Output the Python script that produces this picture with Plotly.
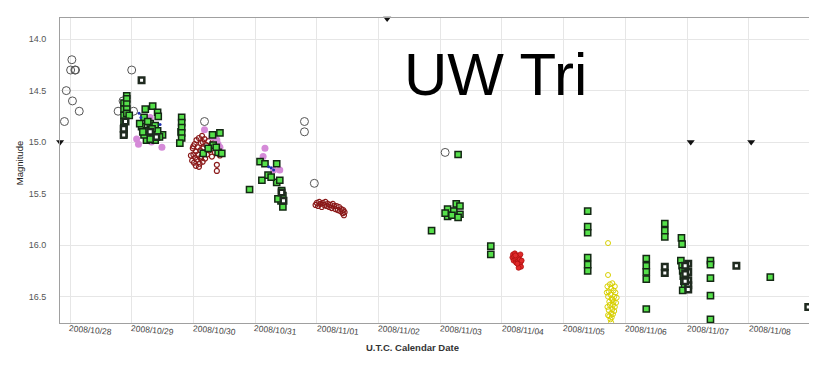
import numpy as np
import pandas as pd
import plotly.graph_objects as go

# Time in days since 2008-10-28 00:00 UT ; magnitudes
EPOCH = pd.Timestamp("2008-10-28 00:00:00")

t_visual = [-0.09, -0.06, 0.01, 0.03, 0.04, 0.08, 0.09, 0.15, 0.78, 0.86, 1.00, 1.03,
            2.18, 3.80, 3.80, 3.96, 6.08]
m_visual = [14.80, 14.50, 14.30, 14.20, 14.60, 14.30, 14.30, 14.70, 14.70, 14.60, 14.30, 14.70,
            14.80, 14.80, 14.90, 15.40, 15.10]

t_darkred = [1.96, 1.98, 1.99, 2.00, 2.01, 2.02, 2.03, 2.04, 2.05, 2.06, 2.07, 2.08, 2.09, 2.10,
             2.11, 2.12, 2.13, 2.14, 2.15, 2.16, 2.17, 2.18, 2.19, 2.21, 2.22, 2.24, 2.26, 2.28,
             2.30, 2.33, 2.35, 2.38, 2.38, 2.41, 2.43, 2.04, 2.09, 2.12, 2.00, 2.15,
             3.98, 4.00, 4.02, 4.04, 4.06, 4.08, 4.10, 4.12, 4.14, 4.16, 4.18, 4.20, 4.22, 4.24,
             4.26, 4.28, 4.30, 4.32, 4.34, 4.36, 4.38, 4.40, 4.42, 4.43, 4.44, 4.45]
m_darkred = [15.13, 15.18, 15.06, 15.12, 15.20, 15.02, 15.15, 15.09, 14.98, 15.17, 15.05, 15.12,
             14.96, 15.21, 15.08, 15.01, 15.14, 14.94, 15.19, 15.06, 15.10, 14.97, 15.16, 15.03,
             15.12, 14.99, 15.08, 15.04, 15.14, 15.01, 15.10, 15.22, 15.28, 15.07, 15.13, 15.23,
             15.24, 15.16, 15.04, 15.00,
             15.61, 15.59, 15.62, 15.58, 15.60, 15.63, 15.59, 15.61, 15.58, 15.62, 15.60, 15.63,
             15.61, 15.64, 15.60, 15.62, 15.65, 15.62, 15.66, 15.63, 15.67, 15.65, 15.69, 15.66,
             15.71, 15.68]

t_pink = [1.08, 1.11, 1.30, 1.28, 1.32, 1.49,
          2.18, 2.30, 2.38, 2.43, 2.45, 2.40,
          3.16, 3.13, 3.40, 3.30]
m_pink = [14.97, 15.02, 14.76, 14.93, 15.00, 15.05,
          14.88, 14.95, 14.98, 15.05, 15.10, 15.02,
          15.06, 15.14, 15.27, 15.27]

t_green = [0.875, 0.875, 0.875, 0.875, 0.875, 0.875, 0.92, 0.92, 0.92, 0.92, 0.92, 0.96,
           1.22, 1.34, 1.42, 1.43, 1.50, 1.38, 1.24,
           1.20, 1.16, 1.24, 1.30, 1.35, 1.38, 1.30, 1.20, 1.13, 1.42, 1.26, 1.33, 1.45, 1.18,
           1.80, 1.81, 1.81, 1.81, 1.81, 1.81, 1.78,
           2.31, 2.43, 2.16, 2.40, 2.46, 2.32, 2.24, 2.37,
           2.91,
           3.08, 3.16, 3.11, 3.35, 3.35, 3.40, 3.21, 3.26, 3.43, 3.45, 3.42, 3.45, 3.37,
           5.86, 6.12, 6.12, 6.08, 6.29, 6.26, 6.32, 6.22, 6.19, 6.29, 6.32,
           6.82, 6.82,
           8.39, 8.39, 8.39, 8.39, 8.39, 8.39,
           9.34, 9.34, 9.34, 9.34, 9.34,
           9.64, 9.64, 9.64,
           9.91, 9.92, 9.90, 9.92, 9.93, 9.94, 9.95, 9.96, 9.93,
           10.38, 10.38, 10.38, 10.38, 10.38,
           11.35]
m_green = [14.62, 14.68, 14.74, 14.80, 14.86, 14.92, 14.55, 14.58, 14.63, 14.68, 14.72, 14.74,
           14.68, 14.65, 14.71, 14.75, 14.93, 14.98, 14.98,
           14.76, 14.85, 14.89, 14.82, 14.92, 14.84, 14.97, 14.93, 14.82, 14.89, 14.80, 14.87,
           14.95, 14.90,
           14.90, 14.76, 14.81, 14.86, 14.91, 14.96, 15.01,
           14.93, 14.91, 15.11, 15.10, 15.11, 15.03, 15.06, 15.05,
           15.46,
           15.19, 15.21, 15.37, 15.21, 15.39, 15.37, 15.32, 15.34, 15.47, 15.52, 15.57, 15.63, 15.55,
           15.86, 15.65, 15.72, 15.69, 15.12, 15.60, 15.70, 15.67, 15.71, 15.73, 15.62,
           16.01, 16.09,
           15.67, 15.82, 15.88, 16.12, 16.19, 16.25,
           16.13, 16.20, 16.26, 16.33, 16.62,
           15.79, 15.86, 15.92,
           15.93, 15.99, 16.15, 16.20, 16.25, 16.30, 16.35, 16.40, 16.44,
           16.15, 16.19, 16.32, 16.49, 16.72,
           16.31]

t_hollow = [1.16, 0.87, 0.87, 0.90, 1.30, 1.40, 3.43, 3.46,
            9.64, 9.64, 10.02, 10.02, 10.02, 10.02, 10.02, 9.97, 9.97, 9.97,
            10.80, 11.965]
m_hollow = [14.40, 14.93, 14.87, 14.80, 14.90, 14.95, 15.49, 15.57,
            16.21, 16.27, 16.18, 16.26, 16.34, 16.39, 16.43, 16.20, 16.28, 16.35,
            16.20, 16.60]

t_blue = [1.12, 1.15, 1.46, 3.22, 3.26, 3.30]
m_blue = [14.72, 14.76, 14.83, 15.24, 15.25, 15.27]

t_red = [7.17, 7.18, 7.19, 7.20, 7.21, 7.22, 7.23, 7.24, 7.25, 7.26, 7.27, 7.28, 7.29, 7.30,
         7.31, 7.30, 7.27, 7.25, 7.32, 7.22]
m_red = [16.12, 16.09, 16.15, 16.11, 16.08, 16.14, 16.17, 16.10, 16.13, 16.16, 16.11, 16.19,
         16.14, 16.17, 16.21, 16.09, 16.22, 16.18, 16.15, 16.10]

t_yellow = [8.72, 8.72, 8.71, 8.73, 8.75, 8.77, 8.79, 8.81, 8.83, 8.72, 8.74, 8.76, 8.78, 8.80,
            8.82, 8.84, 8.71, 8.73, 8.75, 8.77, 8.79, 8.81, 8.83, 8.74, 8.76, 8.78, 8.80, 8.82,
            8.77, 8.79, 8.85, 8.72, 8.70, 8.86]
m_yellow = [15.98, 16.29, 16.40, 16.45, 16.38, 16.42, 16.37, 16.44, 16.40, 16.50, 16.55, 16.48,
            16.52, 16.58, 16.50, 16.46, 16.60, 16.63, 16.58, 16.66, 16.62, 16.55, 16.60, 16.69,
            16.72, 16.70, 16.67, 16.64, 16.75, 16.53, 16.56, 16.68, 16.46, 16.51]

t_limit = [-0.16, 5.14, 10.06, 11.04]
m_limit = [15.00, 13.80, 15.00, 15.00]

date_labels = ["2008/10/28", "2008/10/29", "2008/10/30", "2008/10/31", "2008/11/01",
               "2008/11/02", "2008/11/03", "2008/11/04", "2008/11/05", "2008/11/06",
               "2008/11/07", "2008/11/08"]


def to_dt(t):
    return EPOCH + pd.to_timedelta(np.array(t, dtype=float), unit="D")


FONT = "Liberation Sans, Arial, sans-serif"
fig = go.Figure()

fig.add_trace(go.Scatter(x=to_dt(t_visual), y=m_visual, mode="markers",
                         marker=dict(symbol="circle-open", size=8, color="#555555",
                                     line=dict(width=1))))
fig.add_trace(go.Scatter(x=to_dt(t_darkred), y=m_darkred, mode="markers",
                         marker=dict(symbol="circle-open", size=5, color="#8b1a1a",
                                     line=dict(width=1.2))))
fig.add_trace(go.Scatter(x=to_dt(t_pink), y=m_pink, mode="markers",
                         marker=dict(symbol="circle", size=7, color="#d58ad8")))
fig.add_trace(go.Scatter(x=to_dt(t_green), y=m_green, mode="markers",
                         marker=dict(symbol="square", size=6.2, color="#55e04a",
                                     line=dict(width=1.5, color="#142814"))))
fig.add_trace(go.Scatter(x=to_dt(t_hollow), y=m_hollow, mode="markers",
                         marker=dict(symbol="square", size=5.5, color="#ffffff",
                                     line=dict(width=2.5, color="#1f2a1f"))))
fig.add_trace(go.Scatter(x=to_dt(t_blue), y=m_blue, mode="markers",
                         marker=dict(symbol="circle", size=3, color="#2030b0")))
fig.add_trace(go.Scatter(x=to_dt(t_red), y=m_red, mode="markers",
                         marker=dict(symbol="circle", size=5, color="#e02a2a",
                                     line=dict(width=0.8, color="#b01010"))))
fig.add_trace(go.Scatter(x=to_dt(t_yellow), y=m_yellow, mode="markers",
                         marker=dict(symbol="circle-open", size=5, color="#d8d000",
                                     line=dict(width=1))))
fig.add_trace(go.Scatter(x=to_dt(t_limit), y=m_limit, mode="markers", cliponaxis=False,
                         marker=dict(symbol="triangle-down", size=7, color="#111111")))

x_start = EPOCH + pd.Timedelta(days=-0.162)
x_end = EPOCH + pd.Timedelta(days=11.977)

fig.update_xaxes(range=[x_start, x_end], type="date", tick0=EPOCH, dtick=86400000,
                 showticklabels=False, showgrid=True, gridcolor="#e6e6e6", gridwidth=1,
                 showline=True, linecolor="#a0a0a0", linewidth=1, mirror=True,
                 zeroline=False, ticks="")
fig.update_yaxes(range=[16.756, 13.795], tick0=14.0, dtick=0.5, tickformat=".1f",
                 showgrid=True, gridcolor="#e6e6e6", gridwidth=1,
                 showline=True, linecolor="#a0a0a0", linewidth=1, mirror=False,
                 zeroline=False, ticks="", ticklabelstandoff=11,
                 tickfont=dict(family=FONT, size=9, color="#555555"))

annotations = []
for i, lab in enumerate(date_labels):
    annotations.append(dict(x=EPOCH + pd.Timedelta(days=i + 0.337), y=0, xref="x", yref="paper",
                            text=lab, showarrow=False, textangle=5,
                            xanchor="center", yanchor="middle", yshift=-7,
                            font=dict(family=FONT, size=8.5, color="#444444")))
annotations.append(dict(x=(412.5 - 60) / 749, y=(322.7 - 346.7) / 304.7, xref="paper",
                        yref="paper", text="<b>U.T.C. Calendar Date</b>", showarrow=False,
                        xanchor="center", yanchor="middle",
                        font=dict(family=FONT, size=9.5, color="#333333")))
annotations.append(dict(x=(19 - 60) / 749, y=(322.7 - 163) / 304.7, xref="paper", yref="paper",
                        text="Magnitude", showarrow=False, textangle=-90,
                        xanchor="center", yanchor="middle",
                        font=dict(family=FONT, size=9.5, color="#222222")))
annotations.append(dict(x=(495 - 60) / 749, y=(322.7 - 74) / 304.7, xref="paper", yref="paper",
                        text="UW Tri", showarrow=False, xanchor="center", yanchor="middle",
                        font=dict(family=FONT, size=60, color="#000000")))

fig.update_layout(width=828, height=378, margin=dict(l=60, r=19, t=18, b=55, pad=0),
                  paper_bgcolor="white", plot_bgcolor="white", showlegend=False,
                  annotations=annotations, font=dict(family=FONT))

fig.write_html("out.html")
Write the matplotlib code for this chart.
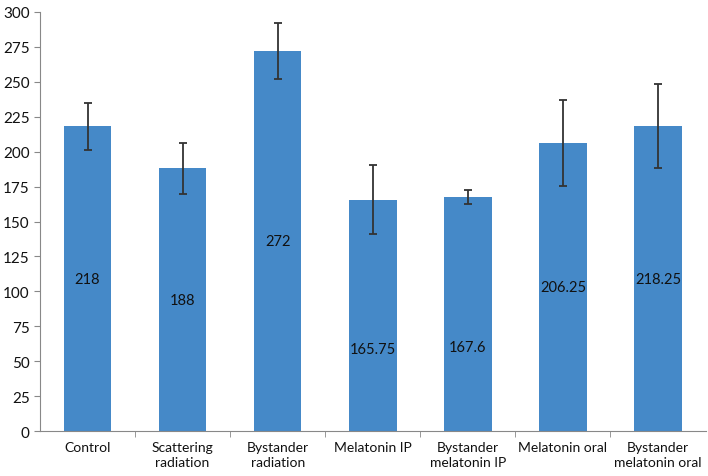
import numpy as np
import matplotlib.pyplot as plt
from matplotlib.ticker import FixedLocator

categorias = ['Control', 'Scattering\nradiation', 'Bystander\nradiation', 'Melatonin IP',
              'Bystander\nmelatonin IP', 'Melatonin oral', 'Bystander\nmelatonin oral']
valores = [218, 188, 272, 165.75, 167.6, 206.25, 218.25]
errores = [17, 18, 20, 24.5, 5.3, 30.5, 30]
etiquetas = ['218', '188', '272', '165.75', '167.6', '206.25', '218.25']
altura_etiqueta = [109, 94, 136, 59, 60, 103, 109]

plt.rcParams['font.family'] = ['Lato', 'DejaVu Sans']

fig = plt.figure(figsize=(7.08, 4.77), dpi=100)
ax = fig.add_axes([0.0565, 0.094, 0.94, 0.879])

x = np.arange(len(categorias))
ax.bar(x, valores, width=0.5, color='#4589c8', zorder=2)
ax.errorbar(x, valores, yerr=errores, fmt='none', ecolor='#333333',
            elinewidth=1.3, capsize=3, capthick=1.3, zorder=3)

for xi, et, yh in zip(x, etiquetas, altura_etiqueta):
    ax.text(xi, yh, et, ha='center', va='center', fontsize=10.5, color='#111111')

ax.set_xlim(-0.5, 6.5)
ax.set_ylim(0, 300)
ax.set_yticks(np.arange(0, 301, 25))
ax.set_xticks(x)
ax.set_xticklabels(categorias, fontsize=10, linespacing=1.35, color='#111111')
ax.tick_params(axis='x', length=0, pad=7)
ax.xaxis.set_minor_locator(FixedLocator(np.arange(0.5, 6.5, 1)))
ax.tick_params(axis='x', which='minor', length=4, color='#888888')
ax.tick_params(axis='y', labelsize=11, length=4, color='#888888', labelcolor='#111111')

for s in ['top', 'right']:
    ax.spines[s].set_visible(False)
ax.spines['left'].set_color('#888888')
ax.spines['bottom'].set_color('#888888')

plt.savefig('out.png', dpi=100)
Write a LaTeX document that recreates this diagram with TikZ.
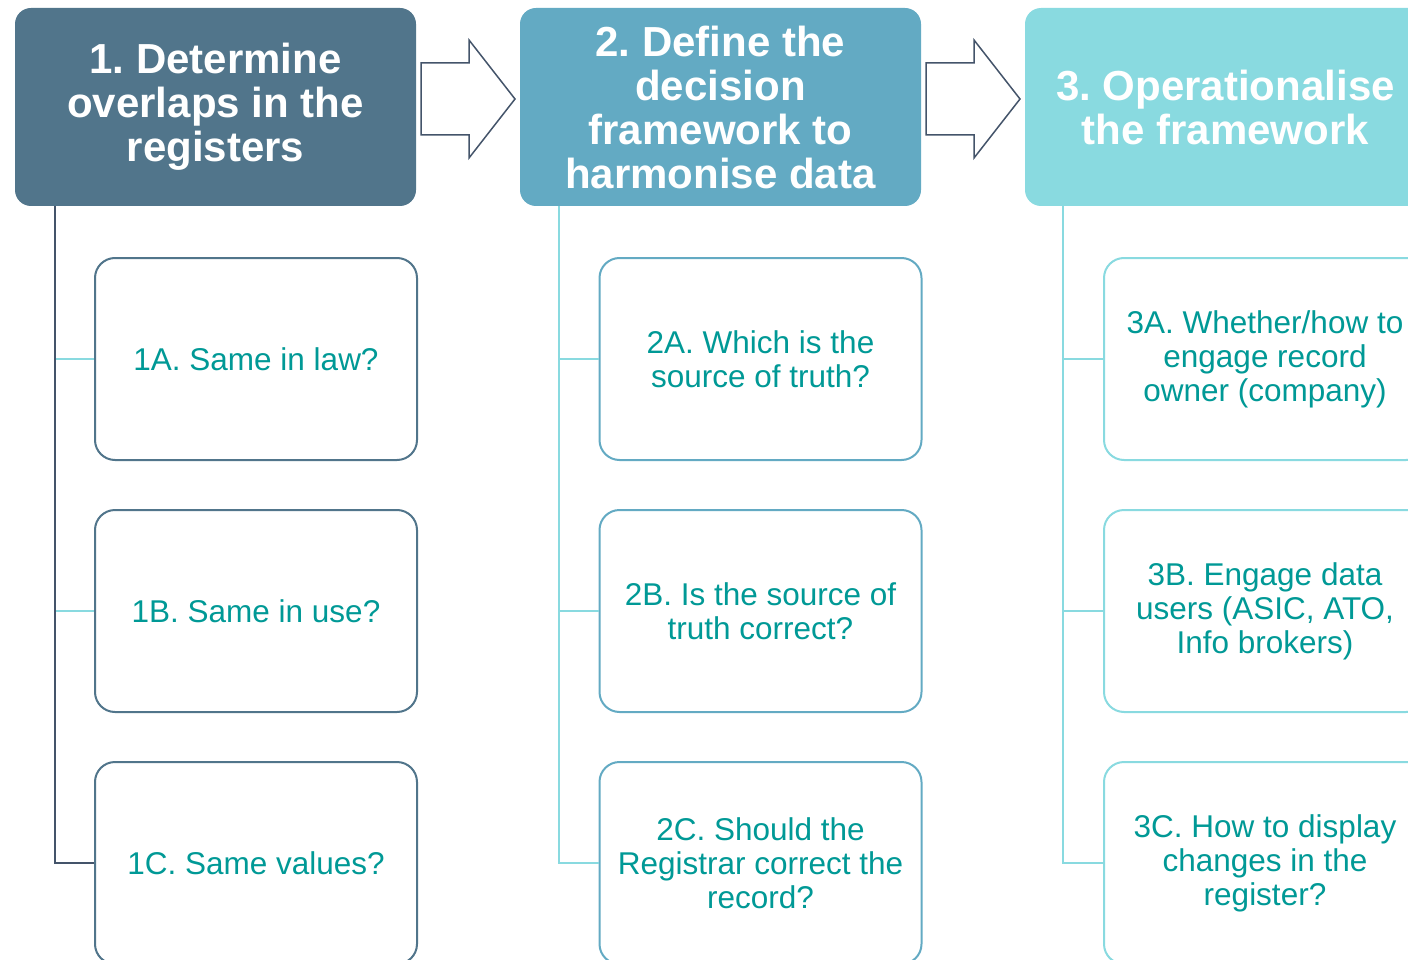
\documentclass[tikz,border=0pt]{standalone}
\usepackage{fontspec}
\setmainfont{Liberation Sans}
\usetikzlibrary{calc, positioning}
\definecolor{stepOne}{RGB}{81,117,139}
\definecolor{stepTwo}{RGB}{99,170,195}
\definecolor{stepThree}{RGB}{137,218,224}
\definecolor{mainTeal}{RGB}{0,153,150}
\definecolor{arrowGray}{RGB}{68,84,106}
\frenchspacing

\begin{document}
\begin{tikzpicture}[x=1pt, y=-1pt,
    head/.style={rectangle, rounded corners=16pt, minimum width=401pt, minimum height=198pt, text=white, align=center, font=\fontsize{42}{44}\selectfont\bfseries},
    task/.style={rectangle, rounded corners=20pt, draw, line width=2pt, fill=white, minimum width=322pt, minimum height=202pt, text=mainTeal, align=center, font=\fontsize{31.5}{34}\selectfont},
    tie/.style={line width=2.2pt},
    blockarrow/.style={draw=arrowGray, line width=1.5pt, fill=white, line join=miter}]
    \clip (0,0) rectangle (1408,960);

    % Step headers
    \node[head, fill=stepOne] (h1) at (215.5,107) {1. Determine\\overlaps in the\\registers};
    \node[head, fill=stepTwo] (h2) at (720.5,107) {2. Define the\\decision\\framework to\\harmonise data};
    \node[head, fill=stepThree] (h3) at (1225.5,107) {3. Operationalise\\the framework};

    % Hollow arrows between the headers
    \foreach \a/\b in {h1/h2, h2/h3} {
        \coordinate (m) at ($(\a.east)!0.5!(\b.west)+(0,-8)$);
        \draw[blockarrow] ($(m)+(-47,-36)$) -- ($(m)+(1,-36)$) -- ($(m)+(1,-59)$) -- ($(m)+(47,0)$)
            -- ($(m)+(1,59)$) -- ($(m)+(1,36)$) -- ($(m)+(-47,36)$) -- cycle;
    }

    % Column 1
    \node[task, draw=stepOne] (a1) at (256,359) {1A. Same in law?};
    \node[task, draw=stepOne, below=48pt of a1] (b1) {1B. Same in use?};
    \node[task, draw=stepOne, below=48pt of b1] (c1) {1C. Same values?};

    % Column 2
    \node[task, draw=stepTwo] (a2) at (760.5,359) {2A. Which is the\\source of truth?};
    \node[task, draw=stepTwo, below=48pt of a2] (b2) {2B. Is the source of\\truth correct?};
    \node[task, draw=stepTwo, below=48pt of b2] (c2) {2C. Should the\\Registrar correct the\\record?};

    % Column 3
    \node[task, draw=stepThree] (a3) at (1265,359) {3A. Whether/how to\\engage record\\owner (company)};
    \node[task, draw=stepThree, below=48pt of a3] (b3) {3B. Engage data\\users (ASIC, ATO,\\Info brokers)};
    \node[task, draw=stepThree, below=48pt of b3] (c3) {3C. How to display\\changes in the\\register?};

    % Trunks and ties
    \coordinate (t1) at ($(h1.south west)+(40,0)$);
    \coordinate (t2) at ($(h2.south west)+(39,0)$);
    \coordinate (t3) at ($(h3.south west)+(38,0)$);
    \draw[tie, stepThree] (t1 |- a1.west) -- (a1.west);
    \draw[tie, stepThree] (t1 |- b1.west) -- (b1.west);
    \draw[tie, arrowGray] (t1) |- (c1.west);
    \foreach \c in {2,3} {
        \draw[tie, stepThree] (t\c |- a\c.west) -- (a\c.west);
        \draw[tie, stepThree] (t\c |- b\c.west) -- (b\c.west);
        \draw[tie, stepThree] (t\c) |- (c\c.west);
    }
\end{tikzpicture}
\end{document}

* * * * * * *

== EXERCISE BRIEF ==
Copy out all lines that carry the word "with".

== FINAL RESULT ==
Output the Python script that produces this picture with Plotly.
Write a LaTeX document that recreates this diagram with TikZ.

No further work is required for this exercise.